I am a musician and an activist and these strands have always been interwoven, from singing at anti-Vietnam-war demonstrations to creating intercultural music groups to founding Musicians Without Borders. Today, decades after the war in Vietnam, with no end to forever-wars in sight, I look for signs of hope. And I find them in young climate activists.

A newly formed Musicians Without Borders in 2000,
literally singing our way across the Croatian border.

Here are young people who are standing for the rights of all living beings, for the need to share space equitably on our one-and-only shared planet. Here are people who act fearlessly and non-violently, risking their own safety, willing to be beaten and sprayed with water cannons or to go to jail for their principles. Here are people who take care of each other and build community– from local to global, who see the interrelationships between social justice, climate justice, war and peace. I see my father in them, I see Thich Nhat Hanh, and I see my young self.

Laura Hassler singing at an anti-war demonstration, ca.1970.

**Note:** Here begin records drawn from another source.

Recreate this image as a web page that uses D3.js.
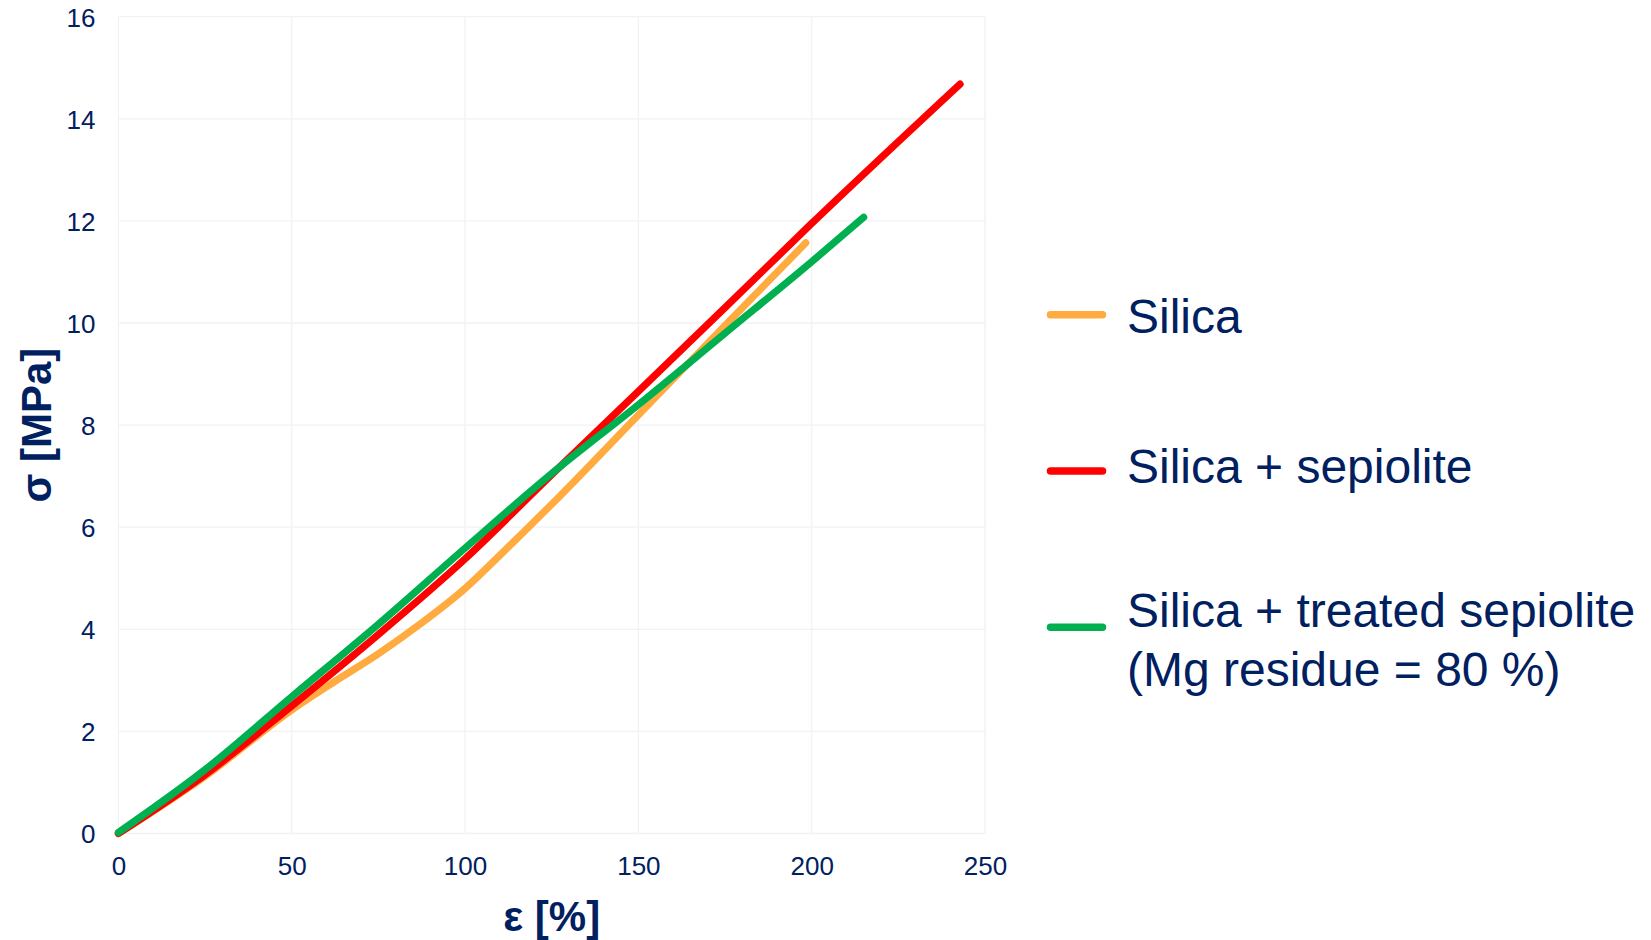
<!DOCTYPE html>
<html>
<head>
<meta charset="utf-8">
<script src="https://cdn.jsdelivr.net/npm/d3@7"></script>
<style>
  html, body { margin: 0; padding: 0; background: #ffffff; }
  svg { display: block; }
  text { font-family: "Liberation Sans", Arial, sans-serif; fill: #002060; }
</style>
</head>
<body>
<svg id="chart" width="1651" height="940"></svg>
<script>
// ---- Data ----
const xTicks = [0, 50, 100, 150, 200, 250];
const yTicks = [0, 2, 4, 6, 8, 10, 12, 14, 16];

// strain ε [%] , stress σ [MPa]
const silica = [
  [0, 0], [25, 1.12], [50, 2.42], [62, 2.96], [75, 3.52], [87, 4.1], [100, 4.8],
  [112, 5.58], [125, 6.45], [150, 8.2], [175, 9.95], [198.3, 11.57]
];
const silicaSepiolite = [
  [0, 0], [25, 1.15], [50, 2.5], [75, 3.9], [100, 5.38], [125, 7.03],
  [150, 8.66], [175, 10.3], [200, 11.95], [242.8, 14.68]
];
const silicaTreated = [
  [0, 0.02], [25, 1.25], [50, 2.68], [75, 4.1], [100, 5.59], [125, 7.05],
  [150, 8.4], [175, 9.8], [200, 11.2], [215, 12.07]
];

const seriesNames = ["Silica", "Silica + sepiolite", "Silica + treated sepiolite"];
const seriesColors = ["#ffab40", "#ff0000", "#00b050"];
const seriesData = [silica, silicaSepiolite, silicaTreated];
const legendLines = [["Silica"], ["Silica + sepiolite"], ["Silica + treated sepiolite", "(Mg residue = 80 %)"]];

const xTitle = "ε [%]";
const yTitle = "σ [MPa]";

// ---- Layout ----
const svg = d3.select("#chart");
const plot = { left: 118.4, right: 985, top: 16.7, bottom: 833.5 };

const x = d3.scaleLinear().domain([0, 250]).range([plot.left, plot.right]);
const y = d3.scaleLinear().domain([0, 16]).range([plot.bottom, plot.top]);

// gridlines
const grid = svg.append("g").attr("stroke", "#f2f2f2").attr("stroke-width", 1.3);
grid.selectAll("line.v").data(xTicks).enter().append("line")
  .attr("x1", d => x(d)).attr("x2", d => x(d))
  .attr("y1", plot.top).attr("y2", plot.bottom);
grid.selectAll("line.h").data(yTicks).enter().append("line")
  .attr("y1", d => y(d)).attr("y2", d => y(d))
  .attr("x1", plot.left).attr("x2", plot.right);

// axes (labels only)
const xAxis = svg.append("g")
  .attr("transform", `translate(0,${plot.bottom})`)
  .call(d3.axisBottom(x).tickValues(xTicks).tickSize(0).tickPadding(23.5).tickFormat(d3.format("d")));
const yAxis = svg.append("g")
  .attr("transform", `translate(${plot.left},0)`)
  .call(d3.axisLeft(y).tickValues(yTicks).tickSize(0).tickPadding(23).tickFormat(d3.format("d")));
[xAxis, yAxis].forEach(a => {
  a.select(".domain").remove();
  a.selectAll("text")
    .attr("font-family", "'Liberation Sans', Arial, sans-serif")
    .attr("font-size", 26).attr("fill", "#002060");
});
yAxis.selectAll("text").attr("dy", "0.36em");

// axis titles
svg.append("text")
  .attr("x", (plot.left + plot.right) / 2).attr("y", 931)
  .attr("text-anchor", "middle").attr("font-size", 42).attr("font-weight", "bold")
  .text(xTitle);
svg.append("text")
  .attr("transform", `translate(51,${(plot.top + plot.bottom) / 2}) rotate(-90)`)
  .attr("text-anchor", "middle").attr("font-size", 42).attr("font-weight", "bold")
  .text(yTitle);

// lines
const line = d3.line().x(d => x(d[0])).y(d => y(d[1])).curve(d3.curveMonotoneX);
svg.append("g").selectAll("path").data(seriesData).enter().append("path")
  .attr("d", d => line(d))
  .attr("fill", "none")
  .attr("stroke", (d, i) => seriesColors[i])
  .attr("stroke-width", 7.2)
  .attr("stroke-linecap", "round")
  .attr("stroke-linejoin", "round");

// legend
const legendLineY = [314.7, 471, 627.3];
const legendTextY = [333, 483.3, 626.7];
const lg = svg.append("g");
seriesNames.forEach((name, i) => {
  lg.append("line")
    .attr("x1", 1050.5).attr("x2", 1102.5)
    .attr("y1", legendLineY[i]).attr("y2", legendLineY[i])
    .attr("stroke", seriesColors[i]).attr("stroke-width", 7.5)
    .attr("stroke-linecap", "round");
  const t = lg.append("text")
    .attr("x", 1127).attr("y", legendTextY[i])
    .attr("font-size", 48);
  legendLines[i].forEach((ln, j) => {
    t.append("tspan").attr("x", 1127).attr("dy", j === 0 ? 0 : 59.3).text(ln);
  });
});
</script>
</body>
</html>
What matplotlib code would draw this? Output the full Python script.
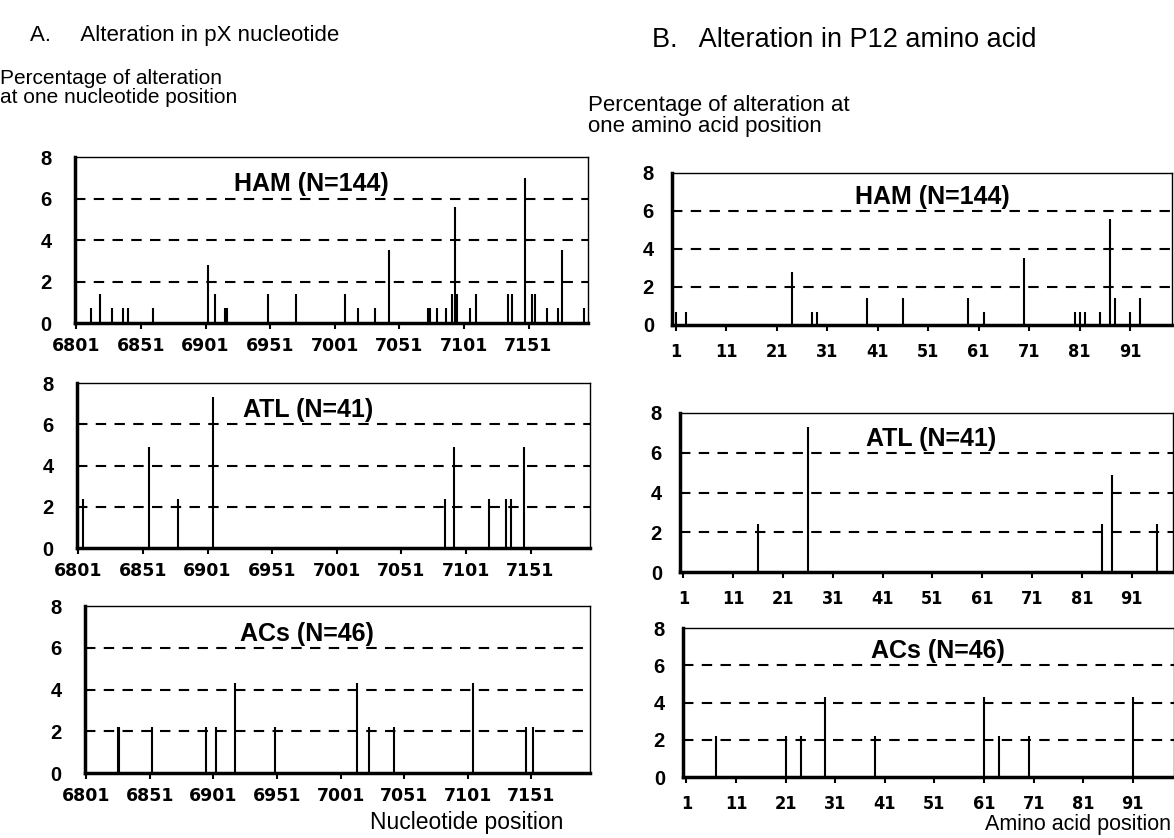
import matplotlib.pyplot as plt

W, H = 1174, 838

# A. pX nucleotide positions / percentage of alteration
nt_ticks = [6801, 6851, 6901, 6951, 7001, 7051, 7101, 7151]

ham_nt_pos = [6812, 6819, 6829, 6837, 6841, 6860, 6903, 6908, 6916, 6918, 6949, 6971,
              7009, 7019, 7032, 7043, 7073, 7075, 7080, 7087, 7092, 7094, 7096, 7106,
              7110, 7135, 7138, 7148, 7154, 7156, 7165, 7174, 7177, 7194]
ham_nt_val = [0.7, 1.4, 0.7, 0.7, 0.7, 0.7, 2.8, 1.4, 0.7, 0.7, 1.4, 1.4,
              1.4, 0.7, 0.7, 3.5, 0.7, 0.7, 0.7, 0.7, 1.4, 5.6, 1.4, 0.7,
              1.4, 1.4, 1.4, 7.0, 1.4, 1.4, 0.7, 0.7, 3.5, 0.7]

atl_nt_pos = [6805, 6856, 6878, 6905, 7085, 7092, 7119, 7132, 7136, 7146]
atl_nt_val = [2.4, 4.9, 2.4, 7.3, 2.4, 4.9, 2.4, 2.4, 2.4, 4.9]

acs_nt_pos = [6826, 6827, 6853, 6895, 6903, 6918, 6949, 7014, 7023, 7043, 7105, 7147, 7152]
acs_nt_val = [2.2, 2.2, 2.2, 2.2, 2.2, 4.3, 2.2, 4.3, 2.2, 2.2, 4.3, 2.2, 2.2]

# B. P12 amino acid positions / percentage of alteration
aa_ticks = [1, 11, 21, 31, 41, 51, 61, 71, 81, 91]

ham_aa_pos = [1, 3, 24, 28, 29, 39, 46, 59, 62, 70, 80, 81, 82, 85, 87, 88, 91, 93]
ham_aa_val = [0.7, 0.7, 2.8, 0.7, 0.7, 1.4, 1.4, 1.4, 0.7, 3.5, 0.7, 0.7, 0.7, 0.7,
              5.6, 1.4, 0.7, 1.4]

atl_aa_pos = [16, 26, 85, 87, 96]
atl_aa_val = [2.4, 7.3, 2.4, 4.9, 2.4]

acs_aa_pos = [7, 21, 24, 29, 39, 61, 64, 70, 91]
acs_aa_val = [2.2, 2.2, 2.2, 4.3, 2.2, 4.3, 2.2, 2.2, 4.3]

group_names = ['HAM (N=144)', 'ATL (N=41)', 'ACs (N=46)']


def add_panel(fig, box, pos, val, name, name_x, xlim, ticks, tick_font, ypad, xpad):
    x0, y_top, x1, y_bot = box
    ax = fig.add_axes([x0 / W, 1 - y_bot / H, (x1 - x0) / W, (y_bot - y_top) / H])
    ax.set_xlim(*xlim)
    ax.set_ylim(0, 8)
    for y in [2, 4, 6]:
        ax.axhline(y, color='k', lw=1.5, ls=(0, (5, 4)), zorder=1)
    ax.vlines(pos, 0, val, color='k', lw=1.5, zorder=2)
    ax.text(name_x, 6.1, name, transform=ax.get_yaxis_transform(), ha='center',
            va='bottom', fontsize=18, fontweight='bold', family='Liberation Sans')
    ax.spines['left'].set_linewidth(2.5)
    ax.spines['bottom'].set_linewidth(2.5)
    ax.spines['top'].set_linewidth(1.0)
    ax.spines['right'].set_linewidth(1.0)
    ax.set_yticks([0, 2, 4, 6, 8])
    ax.set_yticklabels(['0', '2', '4', '6', '8'], fontsize=14.5, fontweight='bold',
                       family='Liberation Sans')
    ax.tick_params(axis='y', length=0, pad=ypad)
    ax.set_xticks(ticks)
    ax.set_xticklabels([str(t) for t in ticks], **tick_font)
    ax.tick_params(axis='x', length=4, width=1.5, direction='out', pad=xpad)
    return ax


fig = plt.figure(figsize=(W / 100, H / 100), dpi=100)

nt_font = dict(fontsize=12.5, fontweight='bold', family='DejaVu Sans')
aa_font = dict(fontsize=13, fontweight='bold', family='DejaVu Sans', fontstretch='condensed')

left_boxes = [(75, 157, 588, 323), (77, 383, 590, 548), (85, 606, 590, 773)]
right_boxes = [(672, 173, 1172, 325), (680, 413, 1173, 572), (683, 628, 1174, 777)]
left_name_x = [0.46, 0.45, 0.44]
right_name_x = [0.52, 0.51, 0.52]

nt_data = [(ham_nt_pos, ham_nt_val), (atl_nt_pos, atl_nt_val), (acs_nt_pos, acs_nt_val)]
aa_data = [(ham_aa_pos, ham_aa_val), (atl_aa_pos, atl_aa_val), (acs_aa_pos, acs_aa_val)]

for box, (p, v), name, nx in zip(left_boxes, nt_data, group_names, left_name_x):
    add_panel(fig, box, p, v, name, nx, (6800, 7197), nt_ticks, nt_font, 17, 6)

for box, (p, v), name, nx in zip(right_boxes, aa_data, group_names, right_name_x):
    add_panel(fig, box, p, v, name, nx, (0.3, 99.3), aa_ticks, aa_font, 13, 9)

fig.text(30 / W, 1 - 35 / H, 'A.     Alteration in pX nucleotide', fontsize=16,
         family='Liberation Sans', va='center', ha='left')
fig.text(652 / W, 1 - 40 / H, 'B.   Alteration in P12 amino acid', fontsize=19.5,
         family='Liberation Sans', va='center', ha='left')
fig.text(0, 1 - 88 / H, 'Percentage of alteration\nat one nucleotide position',
         fontsize=15, family='Liberation Sans', va='center', ha='left', linespacing=1.0)
fig.text(588 / W, 1 - 116 / H, 'Percentage of alteration at\none amino acid position',
         fontsize=16, family='Liberation Sans', va='center', ha='left', linespacing=1.0)
fig.text(563 / W, 1 - 822 / H, 'Nucleotide position', fontsize=16.5,
         family='Liberation Sans', va='center', ha='right')
fig.text(1171 / W, 1 - 824 / H, 'Amino acid position', fontsize=15.5,
         family='Liberation Sans', va='center', ha='right')

fig.savefig('out.png', dpi=100)
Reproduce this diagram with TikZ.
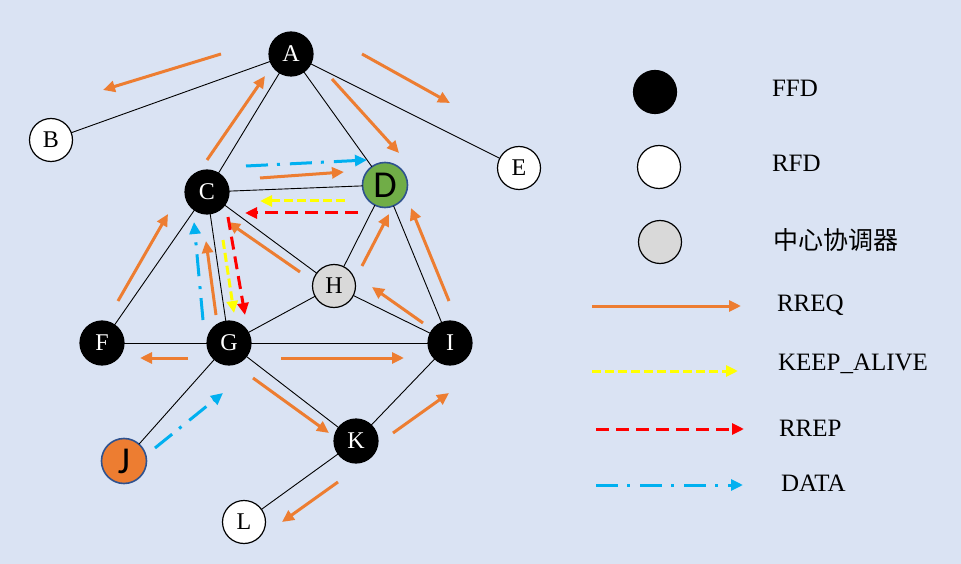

They sing all the time– singing is part of their shared culture, just as it was in our peace movement during the Vietnam war. At the recent demonstration in the Hague, on March 11, a 60-piece classical orchestra joined in solidarity and played Beethoven on the highway. A choir sang ‘The Earth is our Mother, we must take care of her’. Someone held a banner that read ‘Music Declares Emergency’, and I unfurled my own banner: ‘Musicians Without Borders’.

Let’s not draw lines, but work together for the changes that are so urgently needed.

That doesn’t mean abandoning our own fields of expertise—Musicians Without Borders will continue to use the power of music for healing, connection and empowerment with people affected by war and armed conflict. But we can also understand, endorse and support related struggles for social justice, including climate justice.

In the worldwide struggle for meaningful social change, ‘they are few and we are many’ only works if we work together. Activists for climate, peace and social justice have a common bond. And we musicians can continue to connect, build community and empower young people through the power of music, while also raising voices for climate justice, social equity and peace. But only if we understand that our goals are interconnected.

Intersectional.

An orchestra performs Beethoven’s Symphony no.7 during an Anti-Fossil Fuels Subsidies demonstration, March 11, 2023.
Video created and used with kind permission by Extinction Rebellion NL.

PS: Thanks to both critical readers for being open to conversation!